Raw data ->
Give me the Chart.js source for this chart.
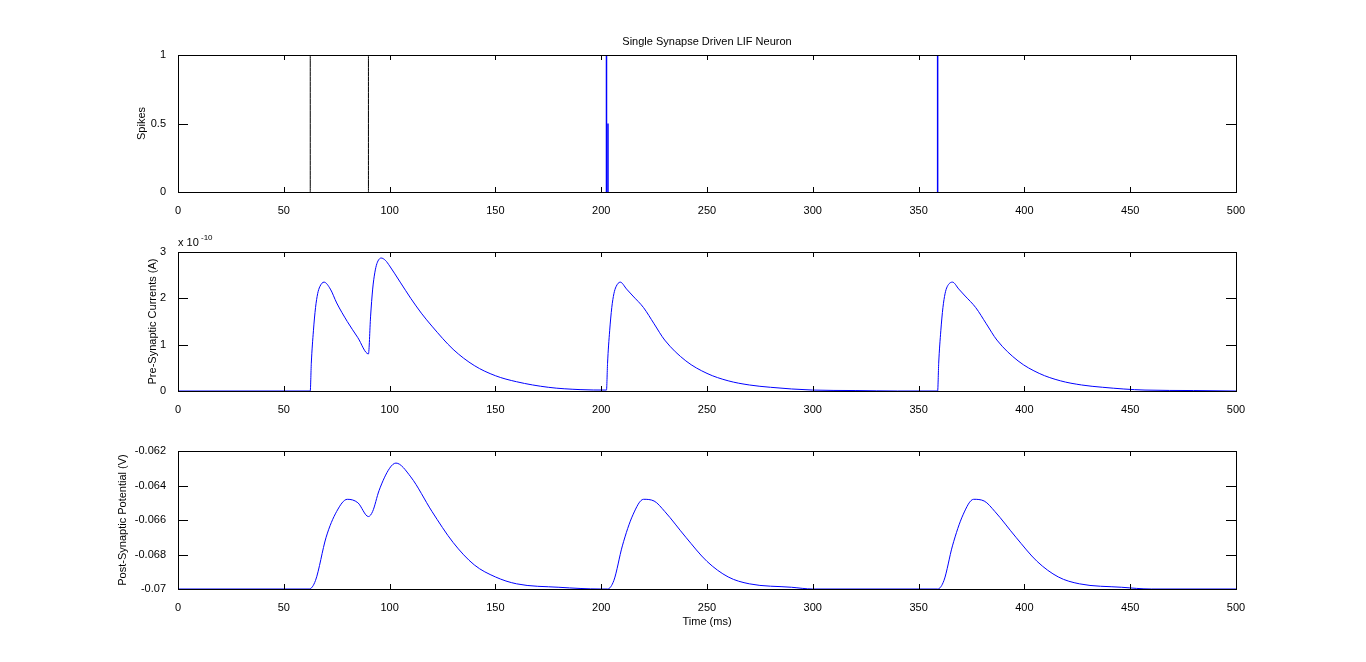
<!DOCTYPE html>
<html><head>
<script src="https://cdn.jsdelivr.net/npm/chart.js@4.4.0/dist/chart.umd.min.js"></script>
<style>
body{margin:0;background:#fff;width:1366px;height:662px;overflow:hidden;position:relative}
.c{position:absolute}
</style></head><body>
<div class="c" id="w1" style="top:0;height:215px"><canvas id="c1"></canvas></div>
<div class="c" id="w2" style="top:215px;height:199px"><canvas id="c2"></canvas></div>
<div class="c" id="w3" style="top:414px;height:215px"><canvas id="c3"></canvas></div>
<script>
// spikes: [time, height]
const inputSpikes = [[62.5, 1], [90, 1]];
const outputSpikes = [[202.5, 1], [203.2, 0.5], [359, 1]];
const xTicks = [0, 50, 100, 150, 200, 250, 300, 350, 400, 450, 500];

// pre-synaptic current, units of 1e-10 A
const curT = [0, 62.5, 63, 64, 65, 66, 67, 69, 72, 75, 80, 85, 90, 91, 92, 93, 94, 96, 98, 100, 105, 110, 115, 120, 130, 140, 150, 160, 175, 190, 202.5,
  203, 204, 205, 206, 207, 209, 212, 215, 220, 225, 230, 240, 250, 260, 270, 280, 300, 320, 340, 359,
  359.5, 360.5, 361.5, 362.5, 363.5, 366, 369, 372, 377, 382, 387, 397, 407, 417, 427, 437, 457, 480, 500];
const curV = [0, 0, 0.6, 1.3, 1.8, 2.1, 2.25, 2.35, 2.2, 1.9, 1.5, 1.15, 0.8, 1.6, 2.2, 2.55, 2.75, 2.87, 2.82, 2.7, 2.35, 2.0, 1.68, 1.4, 0.9, 0.55, 0.33, 0.2, 0.08, 0.03, 0.02,
  0.6, 1.3, 1.8, 2.1, 2.25, 2.35, 2.2, 2.05, 1.8, 1.45, 1.1, 0.65, 0.38, 0.22, 0.13, 0.08, 0.02, 0.01, 0.0, 0.0,
  0.6, 1.3, 1.8, 2.1, 2.25, 2.35, 2.2, 2.05, 1.8, 1.45, 1.1, 0.65, 0.38, 0.22, 0.13, 0.08, 0.02, 0.01, 0.0];

// post-synaptic potential, V
const volT = [0, 62, 65, 70, 75, 80, 85, 90, 92, 95, 100, 103, 110, 120, 130, 140, 150, 160, 180, 200, 203,
  206, 210, 215, 220, 225, 230, 240, 250, 260, 270, 290, 300, 359,
  362, 366, 371, 376, 381, 386, 396, 406, 416, 426, 446, 460, 500];
const volV = [-0.07, -0.07, -0.0695, -0.0670, -0.0655, -0.0648, -0.0650, -0.0658, -0.0655, -0.0643, -0.0630, -0.0627, -0.0635, -0.0655, -0.0673, -0.0686, -0.0693, -0.0697, -0.0699, -0.07, -0.07,
  -0.0695, -0.0675, -0.0657, -0.0648, -0.0649, -0.0655, -0.0670, -0.0684, -0.0693, -0.0697, -0.0699, -0.07, -0.07,
  -0.0695, -0.0675, -0.0657, -0.0648, -0.0649, -0.0655, -0.0670, -0.0684, -0.0693, -0.0697, -0.0699, -0.07, -0.07];

Chart.defaults.font.family = 'Liberation Sans, Arial, sans-serif';
Chart.defaults.font.size = 11;
Chart.defaults.color = '#000';

const boxPlugin = {
  id: 'box',
  afterDraw(chart, args, opts) {
    const {ctx, chartArea: a, scales} = chart;
    ctx.save();
    ctx.strokeStyle = '#000'; ctx.lineWidth = 1;
    ctx.strokeRect(Math.round(a.left) + 0.5, Math.round(a.top) + 0.5, Math.round(a.right - a.left), Math.round(a.bottom - a.top));
    ctx.beginPath();
    scales.x.ticks.forEach((t, i) => {
      const x = Math.round(scales.x.getPixelForTick(i)) + 0.5;
      ctx.moveTo(x, a.bottom); ctx.lineTo(x, a.bottom - 5);
      ctx.moveTo(x, a.top); ctx.lineTo(x, a.top + 5);
    });
    scales.y.ticks.forEach((t, i) => {
      const y = Math.round(scales.y.getPixelForTick(i)) + 0.5;
      ctx.moveTo(a.left, y); ctx.lineTo(a.left + 10, y);
      ctx.moveTo(a.right, y); ctx.lineTo(a.right - 10, y);
    });
    ctx.stroke();
    if (opts.title) {
      ctx.textAlign = 'center'; ctx.textBaseline = 'bottom';
      ctx.fillText(opts.title, (a.left + a.right) / 2, a.top - 8);
    }
    if (opts.exp) {
      ctx.textAlign = 'left'; ctx.textBaseline = 'bottom';
      ctx.fillText('x 10', a.left, a.top - 4);
      ctx.font = '8px Liberation Sans, Arial, sans-serif';
      ctx.fillText('-10', a.left + 23, a.top - 10);
    }
    ctx.restore();
  }
};

function makeChart(id, left, datasets, yMin, yMax, yStep, yLabel, padTop, xTitle, opts) {
  const w = document.getElementById('w' + id.slice(1));
  w.style.left = left + 'px'; w.style.width = (1366 - left) + 'px';
  return new Chart(document.getElementById(id), {
    type: 'line',
    data: {datasets},
    plugins: [boxPlugin],
    options: {
      responsive: true, maintainAspectRatio: false, animation: false,
      layout: {padding: {top: padTop, right: 130, left: 0, bottom: 0}},
      plugins: {legend: {display: false}, tooltip: {enabled: false}, box: opts},
      elements: {point: {radius: 0}, line: {borderWidth: 1, cubicInterpolationMode: 'monotone'}},
      scales: {
        x: {
          type: 'linear', min: 0, max: 500,
          afterBuildTicks: s => { s.ticks = xTicks.map(v => ({value: v})); },
          afterFit: s => { s.height = xTitle ? 40 : 23; },
          grid: {display: false}, border: {display: false},
          ticks: {padding: 4, maxRotation: 0},
          title: {display: !!xTitle, text: xTitle, padding: 0}
        },
        y: {
          min: yMin, max: yMax,
          afterFit: s => { s.width = 178 - left; },
          grid: {display: false}, border: {display: false},
          ticks: {stepSize: yStep, padding: 4, callback: v => opts.fmt ? opts.fmt(v) : v},
          title: {display: true, text: yLabel, padding: 0}
        }
      }
    }
  });
}

const spikeSets = inputSpikes.map(s => ({data: [{x: s[0], y: 0}, {x: s[0], y: s[1]}], borderColor: '#000'}))
  .concat(outputSpikes.map(s => ({data: [{x: s[0], y: 0}, {x: s[0], y: s[1]}], borderColor: '#0000ff', borderWidth: 1.5})));
makeChart('c1', 135, spikeSets, 0, 1, 0.5, 'Spikes', 55, null, {title: 'Single Synapse Driven LIF Neuron'});

makeChart('c2', 146, [{data: curT.map((t, i) => ({x: t, y: curV[i]})), borderColor: '#0000ff'}],
  0, 3, 1, 'Pre-Synaptic Currents (A)', 37, null, {exp: true});

makeChart('c3', 116, [{data: volT.map((t, i) => ({x: t, y: volV[i]})), borderColor: '#0000ff'}],
  -0.07, -0.062, 0.002, 'Post-Synaptic Potential (V)', 37, 'Time (ms)',
  {fmt: v => { const r = Math.round(v * 1000) / 1000; return r === -0.07 ? '-0.07' : r.toFixed(3); }});
</script>
</body></html>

Written exercise ->
Print the data above verbatim from the first line through the line holding "400, 450, 500];", leaving every picture out.

Answer for the task ->
Give me the Chart.js source for this chart.
<!DOCTYPE html>
<html><head>
<script src="https://cdn.jsdelivr.net/npm/chart.js@4.4.0/dist/chart.umd.min.js"></script>
<style>
body{margin:0;background:#fff;width:1366px;height:662px;overflow:hidden;position:relative}
.c{position:absolute}
</style></head><body>
<div class="c" id="w1" style="top:0;height:215px"><canvas id="c1"></canvas></div>
<div class="c" id="w2" style="top:215px;height:199px"><canvas id="c2"></canvas></div>
<div class="c" id="w3" style="top:414px;height:215px"><canvas id="c3"></canvas></div>
<script>
// spikes: [time, height]
const inputSpikes = [[62.5, 1], [90, 1]];
const outputSpikes = [[202.5, 1], [203.2, 0.5], [359, 1]];
const xTicks = [0, 50, 100, 150, 200, 250, 300, 350, 400, 450, 500];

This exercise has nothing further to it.